As is the case with similar homes, this one is in ill-repair. Sibyl Wickersheimer’s set makes us feel the house once was new and splendid, but now the wallpaper is peeling and the paint on the porch posts have weathered away to the wooden surface. The man of the house, Dodge (Geoff Elliott), wears a baseball cap to protect his head from his son. He’s grown old and infirm and should be popping pills, but instead self-medicates with whiskey that he hides under one of the sofa cushions. He sits and sleeps on a couch that is just a wooden frame with cushions. It’s the kind of furniture you’d expect to find on a porch rather than a front room. His comfort is cigarettes and his entertainment is the television.

His wife, Halie (Deborah Strang) calls down from long flight of stairs.  One thinks he probably hasn’t ventured upstairs for years. She’s concerned about their eldest, Tilden (Michael Manuel). Tilden is a large hulk of a man and not one concerned with tidiness. Entering from the kitchen, he proceeds to shuck corn, throwing the husks and silk on the wooden floor.

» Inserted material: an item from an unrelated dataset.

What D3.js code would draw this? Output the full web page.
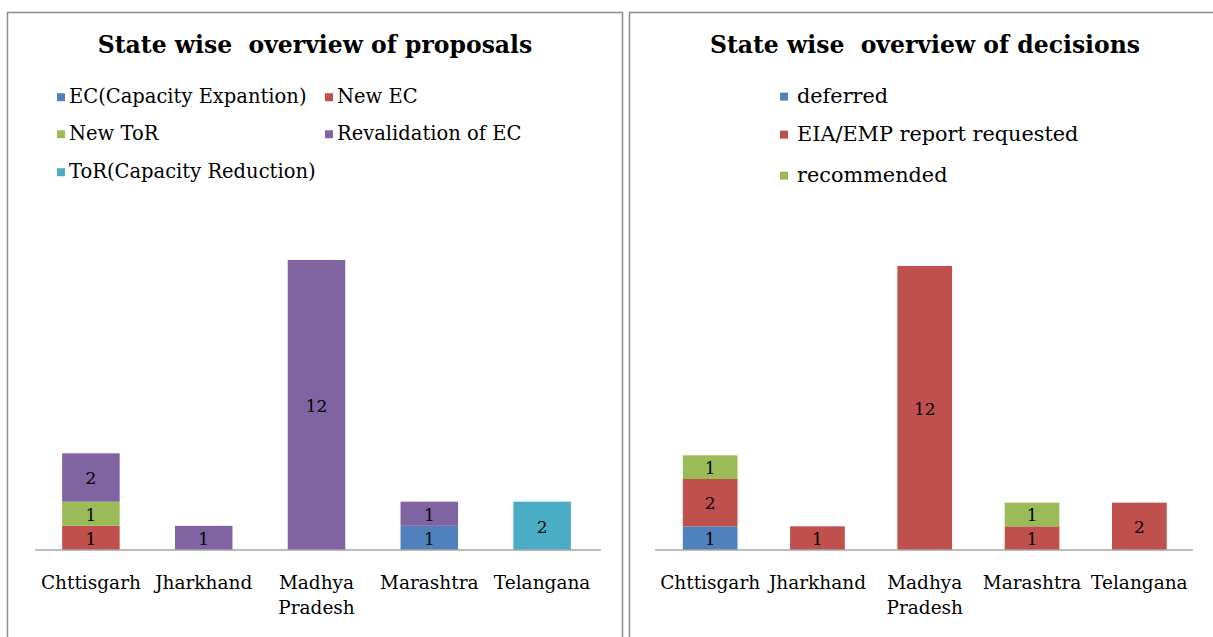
<!DOCTYPE html>
<html>
<head>
<meta charset="utf-8">
<script src="https://cdn.jsdelivr.net/npm/d3@7"></script>
<style>
  body { margin: 0; background: #fff; }
  svg text { font-family: "DejaVu Serif", serif !important; fill: #000; white-space: pre; }
</style>
</head>
<body>
<div id="chart"></div>
<script>
// states, shared by both charts
var states = ["Chttisgarh", "Jharkhand", "Madhya Pradesh", "Marashtra", "Telangana"];

// proposals chart
var proposalSeries = ["EC(Capacity Expantion)", "New EC", "New ToR", "Revalidation of EC", "ToR(Capacity Reduction)"];
var ecExpansion   = [0, 0, 0, 1, 0];
var newEC         = [1, 0, 0, 0, 0];
var newToR        = [1, 0, 0, 0, 0];
var revalidation  = [2, 1, 12, 1, 0];
var torReduction  = [0, 0, 0, 0, 2];

// decisions chart
var decisionSeries = ["deferred", "EIA/EMP report requested", "recommended"];
var deferred    = [1, 0, 0, 0, 0];
var eiaRequested = [2, 1, 12, 1, 2];
var recommended = [1, 0, 0, 1, 0];

var yMax = 12;

var svg = d3.select("#chart").append("svg")
    .attr("width", 1213)
    .attr("height", 637);

// panel frames
svg.append("rect")
    .attr("x", 7.5).attr("y", 12.5).attr("width", 615).attr("height", 640)
    .attr("fill", "none").attr("stroke", "#8c8c8c").attr("stroke-width", 1.5);
svg.append("rect")
    .attr("x", 629.5).attr("y", 12.5).attr("width", 600).attr("height", 640)
    .attr("fill", "none").attr("stroke", "#8c8c8c").attr("stroke-width", 1.5);

function drawChart(opts) {
  var g = svg.append("g");

  var rows = states.map(function (s, i) {
    var r = {state: s};
    opts.series.forEach(function (name, j) { r[name] = opts.values[j][i]; });
    return r;
  });
  var stacked = d3.stack().keys(opts.series)(rows);

  var x = d3.scaleBand()
    .domain(states)
    .range(opts.xRange)
    .paddingInner(opts.pad)
    .paddingOuter(opts.pad / 2);
  var y = d3.scaleLinear()
    .domain([0, yMax])
    .range(opts.yRange);

  g.append("text")
    .attr("x", opts.titleX).attr("y", 53)
    .attr("text-anchor", "middle")
    .style("font-size", "23.5px").style("font-weight", "bold")
    .text(opts.title);

  // legend
  var lg = g.selectAll(".leg").data(opts.series).enter().append("g")
    .attr("transform", function (d, i) { return "translate(" + opts.legendPos[i][0] + "," + opts.legendPos[i][1] + ")"; });
  lg.append("rect")
    .attr("x", 0).attr("y", -opts.legendSize * 0.5)
    .attr("width", 8).attr("height", 8)
    .attr("fill", function (d, i) { return opts.colors[i]; });
  lg.append("text")
    .attr("x", opts.legendGap).attr("y", 0)
    .style("font-size", opts.legendSize + "px")
    .text(function (d) { return d; });

  // bars
  var layer = g.selectAll(".layer").data(stacked).enter().append("g")
    .attr("fill", function (d, i) { return opts.colors[i]; });
  layer.selectAll("rect").data(function (d) { return d; }).enter().append("rect")
    .attr("x", function (d) { return x(d.data.state); })
    .attr("width", x.bandwidth())
    .attr("y", function (d) { return y(d[1]); })
    .attr("height", function (d) { return y(d[0]) - y(d[1]); });
  layer.selectAll("text").data(function (d) { return d.filter(function (p) { return p[1] - p[0] > 0; }); })
    .enter().append("text")
    .attr("x", function (d) { return x(d.data.state) + x.bandwidth() / 2; })
    .attr("y", function (d) { return (y(d[0]) + y(d[1])) / 2; })
    .attr("dy", "0.4em")
    .attr("text-anchor", "middle")
    .style("font-size", "17px")
    .text(function (d) { return d[1] - d[0]; });

  // axis
  var axis = g.append("g")
    .attr("transform", "translate(0," + opts.yRange[0] + ")")
    .call(d3.axisBottom(x).tickSize(0).tickPadding(0));
  axis.select(".domain")
    .attr("stroke", "#a6a6a6").attr("stroke-width", 1.5)
    .attr("d", "M" + opts.axisX[0] + ",0H" + opts.axisX[1]);
  axis.selectAll(".tick text").remove();
  axis.selectAll(".tick").append("text")
    .attr("text-anchor", "middle")
    .style("font-size", "18.5px")
    .attr("fill", "#000")
    .selectAll("tspan")
    .data(function (d) { return d === "Madhya Pradesh" ? ["Madhya", "Pradesh"] : [d]; })
    .enter().append("tspan")
    .attr("x", 0)
    .attr("y", function (d, i) { return 39 + i * 25; })
    .text(function (d) { return d; });
}

drawChart({
  title: "State wise  overview of proposals",
  titleX: 315,
  series: proposalSeries,
  values: [ecExpansion, newEC, newToR, revalidation, torReduction],
  colors: ["#4f81bd", "#c0504d", "#9bbb59", "#8064a2", "#4bacc6"],
  xRange: [34.5, 598.5],
  pad: 0.49,
  yRange: [550, 260],
  axisX: [35, 601],
  legendSize: 19.5,
  legendGap: 12,
  legendPos: [[57, 103], [325, 103], [57, 140], [325, 140], [57, 178]]
});

drawChart({
  title: "State wise  overview of decisions",
  titleX: 925,
  series: decisionSeries,
  values: [deferred, eiaRequested, recommended],
  colors: ["#4f81bd", "#c0504d", "#9bbb59"],
  xRange: [656.5, 1193],
  pad: 0.49,
  yRange: [550, 266],
  axisX: [655, 1193],
  legendSize: 20.8,
  legendGap: 17,
  legendPos: [[780, 103], [780, 141], [780, 182]]
});
</script>
</body>
</html>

Dodge and Halie have three sons. Tilden, the eldest, was once a football star, but has not been able to match the glory days of his youth. Now, he’s come home, running away from legal trouble in New Mexico. His parents worry that he’ll cause trouble at home with the neighbors. Bradley (Frederick Stuart), their middle child, lost a leg in a chainsaw accident and comes home to give his dad haircuts while Dodge is sleeping. He’s an angry man and, like Tilden, a disappointment to his mother. The golden child, Ansel, died in a motel, something which Halie blames on the Catholic family he married into.

Halie is dressed in black as if in mourning; she’s going out to visit Father Dewis (Apollo Dukakis), a Protestant minister. After scolding Dodge, Halie tells him to watch over Tilden while she’s gone.

On this rainy day, two strangers find their way to the porch and seek refuge from the rain. Vince (Zach Kenney) claims to be Tilden’s son, but he hasn’t seen Tilden in six years. He’s taking his girlfriend, Shelly (Angela Gunner), to New Mexico to meet Tilden.

Shelly thought the visit would be like a Thanksgiving dinner — plenty of food and superficial conversation with true feelings deeply buried under common courtesy and polished politeness. What she gets is a missing wife and child. The wife Halie will return with Father Dewis in tow and dark secrets will be uncovered.

Director Julia Rodriguez-Elliott has created a cozy little nest of passive-aggressive unpleasantness even as the absurdity of some passages will elicit laughs. Elliott’s Dodge whines, grieving the loss of his manhood. Manuel’s Tilden might not have a firm grip on reality. Stuart’s Bradley seems to enjoy humiliating his father and he’s not above drawing a little blood, but this is more a brutish coward’s revenge than psychotic killer in the making. Strang’’s Halie and Gulner’s Shelly might seem like the sanest of this bunch.

Listen to the words. The truth is hidden under casual and practiced lies. In a time of fake news and Pinocchio nose counts, listening well is an important lesson that “Buried Child” provides in its tale of a lost American dream.